Percy Bysshe Shelley’s Life
Percy Bysshe Shelley is one of the most popular English Romantic poets, and is regarded as a great lyrical poet in English language. He was born on 4th of August 1792 in England. Shelly harbored highly radical social, political views setting him against the existing social norms. Therefore, he did not become popular during his lifetime. However, the poetry of Shelley gained better recognition following his death.
Percy Bysshe Shelley was a close friend of eminent writers and poets including: Lord Byron, who wrote “She Walks in Beauty” and “Don Juan”; Thomas Love Peacock, who wrote an essay dedicated to Shelley “Memoirs of Shelley”; Leigh Hunt, who wrote the poem “Story of Rimini”; and Mary Shelley (his wife), who was the author of Frankenstein.
In 1811, Shelley eloped with Harriet Westbrook to Edinburgh but their marriage collapsed soon and he then eloped with Mary Godwin. They travelled to Germany, Switzerland and France. On their return to London, Shelley wrote “Alastor” in 1816, a first poem, which brought him popularity and recognition. Later on, they went to Italy, where he wrote the sonnet “Ozymandias” and translated Plato’s “Symposium”. On July 1822, Shelly drowned in a sailing boat accident. However, many believe that his death was not accidental, instead a suicide because he was disheartened at that time.
Percy Bysshe Shelley’s Works
The best known classic poems of Shelley include “Ode to the West Wind, “Ozymandias”, “Music, To a Skylark”, “The Cloud”, “The Mask of Anarchy” and “When Soft Voices Die”. There are also other major works which include visionary and long poems like “Alastor”, “Queen Mab”, “Adonais”, “The Triumph of Life”, and “The Revolt of Islam”. His visionary poetry dramas include, “Prometheus Unbound” and “The Cenci”.
Shelley contributed several essays on the topic of vegetarianism; two of the most popular works among them include “On the Vegetable System of Diet” and “A Vindication of Natural Diet”.
Uncompromising idealism and the unconventional life of Shelley combined with his powerful disapproving voice made him a disparaged and authoritative figure in his lifetime.
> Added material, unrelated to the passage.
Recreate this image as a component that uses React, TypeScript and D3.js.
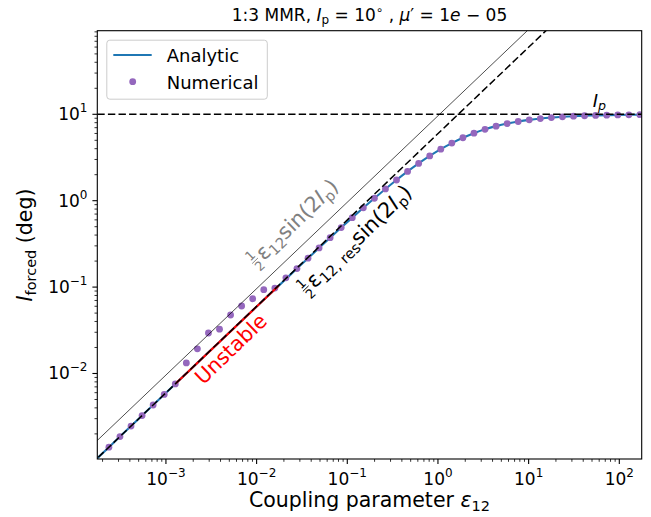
import React from "react";
import * as d3 from "d3";

// ---------- data ----------
// Numerical run: coupling parameter values
const epsilonNum = [
  2.35e-4, 3.112e-4, 4.121e-4, 5.458e-4, 7.228e-4, 9.572e-4, 1.268e-3, 1.679e-3,
  2.223e-3, 2.944e-3, 3.899e-3, 5.164e-3, 6.839e-3, 9.057e-3, 1.1995e-2, 1.589e-2,
  2.104e-2, 2.786e-2, 3.69e-2, 4.887e-2, 6.471e-2, 8.57e-2, 0.1135, 0.1503,
  0.1991, 0.2636, 0.3491, 0.4624, 0.6124, 0.811, 1.074, 1.422,
  1.884, 2.495, 3.304, 4.375, 5.794, 7.674, 10.16, 13.46,
  17.82, 23.61, 31.26, 41.4, 54.83, 72.61, 96.16, 127.4, 168.7,
];
// Numerical forced inclination (deg)
const inclNum = [
  1.404e-3, 1.86e-3, 2.463e-3, 3.262e-3, 4.32e-3, 5.719e-3, 7.571e-3, 1.327e-2,
  1.932e-2, 2.944e-2, 3.258e-2, 4.753e-2, 6.039e-2, 7.328e-2, 9.344e-2, 9.75e-2,
  0.128, 0.1639, 0.216, 0.2841, 0.373, 0.4882, 0.6368, 0.8269,
  1.067, 1.368, 1.737, 2.18, 2.701, 3.294, 3.948, 4.642,
  5.35, 6.044, 6.698, 7.293, 7.817, 8.258, 8.627, 8.927,
  9.167, 9.357, 9.505, 9.619, 9.707, 9.774, 9.826, 9.865, 9.9,
];
// Analytic curve
const epsilonAna = [
  1.75e-4, 2.35e-4, 3.112e-4, 4.121e-4, 5.458e-4, 7.228e-4, 9.572e-4, 1.268e-3, 1.679e-3,
  2.223e-3, 2.944e-3, 3.899e-3, 5.164e-3, 6.839e-3, 9.057e-3, 1.1995e-2, 1.589e-2,
  2.104e-2, 2.786e-2, 3.69e-2, 4.887e-2, 6.471e-2, 8.57e-2, 0.1135, 0.1503,
  0.1991, 0.2636, 0.3491, 0.4624, 0.6124, 0.811, 1.074, 1.422,
  1.884, 2.495, 3.304, 4.375, 5.794, 7.674, 10.16, 13.46,
  17.82, 23.61, 31.26, 41.4, 54.83, 72.61, 96.16, 127.4, 168.7, 176.6,
];
const inclAna = [
  1.046e-3, 1.404e-3, 1.86e-3, 2.463e-3, 3.262e-3, 4.32e-3, 5.719e-3, 7.571e-3, 1.0024e-2,
  1.3271e-2, 1.7567e-2, 2.3252e-2, 3.0773e-2, 4.0717e-2, 5.385e-2, 7.12e-2, 9.408e-2,
  0.1242, 0.1639, 0.216, 0.2841, 0.373, 0.4882, 0.6368, 0.8269,
  1.067, 1.368, 1.737, 2.18, 2.701, 3.294, 3.948, 4.642,
  5.35, 6.044, 6.698, 7.293, 7.817, 8.258, 8.627, 8.927,
  9.167, 9.357, 9.505, 9.619, 9.707, 9.774, 9.826, 9.865, 9.9, 9.903,
];
// Unstable segment on the analytic curve
const epsilonUnstable = [1.3e-3, 1.75e-2];
const inclUnstable = [7.77e-3, 0.1036];
// Reference lines: 1/2 eps sin(2Ip) and 1/2 eps_res sin(2Ip)
const epsilonRef = [1e-4, 1e3];
const inclRefFull = [9.6e-4, 9600];
const inclRefRes = [5.977e-4, 5977];
const inclP = 10; // I_p in degrees

const xDomain = [1.75e-4, 176.6];
const yDomain = [1.024e-3, 92.8];
const xMajorTicks = [1e-3, 1e-2, 1e-1, 1, 10, 100];
const xMajorExp = ["−3", "−2", "−1", "0", "1", "2"];
const yMajorTicks = [1e-2, 1e-1, 1, 10];
const yMajorExp = ["−2", "−1", "0", "1"];

// ---------- layout ----------
const W = 651;
const H = 517;
const L = 97.3;
const R = 641.7;
const T = 30.7;
const B = 459;
const FONT = "DejaVu Sans, sans-serif";

const BLUE = "#1f77b4";
const PURPLE = "#9467bd";

export default function App() {
  const x = d3.scaleLog().domain(xDomain).range([L, R]);
  const y = d3.scaleLog().domain(yDomain).range([B, T]);

  const line = d3
    .line<[number, number]>()
    .x((d) => x(d[0]))
    .y((d) => y(d[1]));
  const smooth = d3
    .line<[number, number]>()
    .x((d) => x(d[0]))
    .y((d) => y(d[1]))
    .curve(d3.curveMonotoneX);

  const anaPts = epsilonAna.map((e, i) => [e, inclAna[i]] as [number, number]);
  const unstablePts = epsilonUnstable.map((e, i) => [e, inclUnstable[i]] as [number, number]);
  const refFull = epsilonRef.map((e, i) => [e, inclRefFull[i]] as [number, number]);
  const refRes = epsilonRef.map((e, i) => [e, inclRefRes[i]] as [number, number]);

  const xMinor = x.ticks().filter((t) => !xMajorTicks.some((m) => Math.abs(m - t) / m < 1e-6));
  const yMinor = y.ticks().filter((t) => !yMajorTicks.some((m) => Math.abs(m - t) / m < 1e-6));

  const dash = "7.4,3.2";
  const ang = -44;

  // annotation anchors (data coords)
  const grayPos = [0.0265, 0.574];
  const blackPos = [0.131, 0.375];
  const unstablePos = [5.2e-3, 0.0192];
  const ipPos = [51, 12.15];

  return (
    <svg width={W} height={H} style={{ display: "block", position: "absolute", left: 0, top: 0 }} fontFamily={FONT}>
      <rect x={0} y={0} width={W} height={H} fill="white" />
      <defs>
        <clipPath id="plotclip">
          <rect x={L} y={T} width={R - L} height={B - T} />
        </clipPath>
      </defs>

      <g clipPath="url(#plotclip)">
        <path d={smooth(anaPts) || ""} fill="none" stroke={BLUE} strokeWidth={2.1} />
        {epsilonNum.map((e, i) => (
          <circle key={i} cx={x(e)} cy={y(inclNum[i])} r={3.4} fill={PURPLE} />
        ))}
        <path d={line(unstablePts) || ""} fill="none" stroke="red" strokeWidth={2.1} />
        <path d={line(refFull) || ""} fill="none" stroke="black" strokeWidth={0.7} />
        <path d={line(refRes) || ""} fill="none" stroke="black" strokeWidth={1.5} strokeDasharray={dash} />
        <line x1={L} x2={R} y1={y(inclP)} y2={y(inclP)} stroke="black" strokeWidth={1.5} strokeDasharray={dash} />
      </g>

      {/* annotations */}
      <g transform={`translate(${x(grayPos[0])},${y(grayPos[1])}) rotate(${ang})`} fill="#808080">
        <text x={-56} y={-2} fontSize={13} textAnchor="middle">1</text>
        <line x1={-60} x2={-52} y1={0.5} y2={0.5} stroke="#808080" strokeWidth={0.9} />
        <text x={-56} y={12} fontSize={13} textAnchor="middle">2</text>
        <text x={-50} y={7} fontSize={21}>
          ε<tspan fontSize={14.7} dy={4}>12</tspan>
          <tspan dy={-4}>sin(2</tspan>
          <tspan fontStyle="italic">I</tspan>
          <tspan fontSize={14.7} dy={4}>p</tspan>
          <tspan dy={-4}>)</tspan>
        </text>
      </g>
      <g transform={`translate(${x(blackPos[0])},${y(blackPos[1])}) rotate(${ang})`} fill="black">
        <text x={-73} y={-2} fontSize={13} textAnchor="middle">1</text>
        <line x1={-77} x2={-69} y1={0.5} y2={0.5} stroke="black" strokeWidth={0.9} />
        <text x={-73} y={12} fontSize={13} textAnchor="middle">2</text>
        <text x={-67} y={7} fontSize={21}>
          ε<tspan fontSize={14.7} dy={4}>12, res</tspan>
          <tspan dy={-4}>sin(2</tspan>
          <tspan fontStyle="italic">I</tspan>
          <tspan fontSize={14.7} dy={4}>p</tspan>
          <tspan dy={-4}>)</tspan>
        </text>
      </g>
      <text
        transform={`translate(${x(unstablePos[0])},${y(unstablePos[1])}) rotate(${ang})`}
        textAnchor="middle"
        dy={7}
        fontSize={20.5}
        fill="red"
      >
        Unstable
      </text>
      <text x={x(ipPos[0])} y={y(ipPos[1])} fontSize={18} fontStyle="italic">
        I<tspan fontSize={12.6} dy={3}>p</tspan>
      </text>

      {/* axes frame */}
      <rect x={L} y={T} width={R - L} height={B - T} fill="none" stroke="black" strokeWidth={1.1} />

      {/* x ticks */}
      {xMinor.map((t, i) => (
        <line key={"xm" + i} x1={x(t)} x2={x(t)} y1={B} y2={B + 2.8} stroke="black" strokeWidth={0.8} />
      ))}
      {xMajorTicks.map((t, i) => (
        <g key={"xM" + i}>
          <line x1={x(t)} x2={x(t)} y1={B} y2={B + 4.9} stroke="black" strokeWidth={1.1} />
          <text x={x(t)} y={485} fontSize={17} textAnchor="middle">
            10<tspan fontSize={12} dy={-8}>{xMajorExp[i]}</tspan>
          </text>
        </g>
      ))}
      {/* y ticks */}
      {yMinor.map((t, i) => (
        <line key={"ym" + i} x1={L - 2.8} x2={L} y1={y(t)} y2={y(t)} stroke="black" strokeWidth={0.8} />
      ))}
      {yMajorTicks.map((t, i) => (
        <g key={"yM" + i}>
          <line x1={L - 4.9} x2={L} y1={y(t)} y2={y(t)} stroke="black" strokeWidth={1.1} />
          <text x={87.5} y={y(t) + 6} fontSize={17} textAnchor="end">
            10<tspan fontSize={12} dy={-8}>{yMajorExp[i]}</tspan>
          </text>
        </g>
      ))}

      {/* axis labels */}
      <text x={(L + R) / 2} y={507} fontSize={20.5} textAnchor="middle">
        Coupling parameter <tspan fontStyle="italic">ε</tspan>
        <tspan fontSize={14.5} dy={4}>12</tspan>
      </text>
      <text transform={`translate(32,245) rotate(-90)`} fontSize={20.5} textAnchor="middle">
        <tspan fontStyle="italic">I</tspan>
        <tspan fontSize={14.5} dy={4}>forced</tspan>
        <tspan dy={-4}> (deg)</tspan>
      </text>

      {/* title */}
      <text x={(L + R) / 2} y={21} fontSize={17} textAnchor="middle">
        1:3 MMR, <tspan fontStyle="italic">I</tspan>
        <tspan fontSize={12} dy={3}>p</tspan>
        <tspan dy={-3}> = 10</tspan>
        <tspan fontSize={12} dy={-7}>∘</tspan>
        <tspan dy={7}> , </tspan>
        <tspan fontStyle="italic">μ</tspan>′ = 1<tspan fontStyle="italic">e</tspan> − 05
      </text>

      {/* legend */}
      <rect x={106.8} y={40.2} width={160.5} height={59} rx={3} fill="white" fillOpacity={0.8} stroke="#cccccc" strokeWidth={1} />
      <line x1={113.3} x2={151.7} y1={55} y2={55} stroke={BLUE} strokeWidth={2.1} />
      <text x={166.7} y={61.7} fontSize={18}>Analytic</text>
      <circle cx={132.7} cy={81.7} r={3.4} fill={PURPLE} />
      <text x={166.7} y={89.3} fontSize={18}>Numerical</text>
    </svg>
  );
}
He became a role model for later generations of writers and poets which include Victorian poets and poets of the Pre-Raphaelite group such as Alfred Lord Tennyson, Lord Byron, Algernon Charles Swinburne, Robert Browning, Dante Gabriel Rossetti, W. B Yeats, Edna Saint Vincent Millay and Henry David Thoreau.
Shelley also became a source of inspiration for the poets of other languages including Ranidranath Tagore, Jan Kasprowicz, Subramanay Bharathay and Jibanananda Das. The nonviolence of Shelley also inspired the passive resistance of Mohandas Karamchand Gandhi and Civil Disobedience of Henry David Thoreau – the reason that Gandhi often used quotes from Shelley’s “Masque of Anarchy”. Thomas Hardy, George Bernard Shaw, Karl Marx, Bertrand Russell and Upton Sinclair also got inspiration from him.
His short prose works include, “The Assassins, A Fragment of a Romance”, “The Elysian Fields: A Lucianic Fragment” , “The Coliseum, A Fragment” and “Una Favola (A Fable)”. Shelley published his first Romantic Gothic novel named, “Zastorri” in 1810 and published a second romantic novel “St. Irvyne; or, The Rosicrucian” in 1811.
Percy Bysshe Shelley’s Style and Popular Poems
Shelley was a famous English romantic poet whose poetry reflects passion, beauty, imagination, love, creativity, political liberty and nature. Being very sensitive and possessing distinctive qualities of hope, love, joy and imagination, Shelley strongly believed in realization of human happiness.
“Ozymandias” was one of his major contributions to the English Romantic poetry, published in 1818. Shelly often faced criticism due to his outspoken challenges to religion, oppression and conventional politics, “The Masque of Anarchy” is one of them. In 1821, Shelley wrote an elegy, “Adonais” inspired by Keats’ death. Other popular poems of Shelly are: “A Bridal Song”, “A Hate Song”, “A Dialogue”, “A Lament”, “A Serpent Face”, “A Fragment: To Music”, “A Dirge”, “ A New National Anthem” and “Alas! This is not What I thought Life Was”.
More About Shelley
Shelley was the supporter of social justice for the masses. He had strong feelings for the lower classes. He also saw how animals were maltreated and slaughtered. Therefore, he became a fighter and an advocate for all those living creatures mistreated or treated unjustly. Throughout his life, most journals and publishers turned down his requests to publish his work due to fear of being arrested for rebellious activities.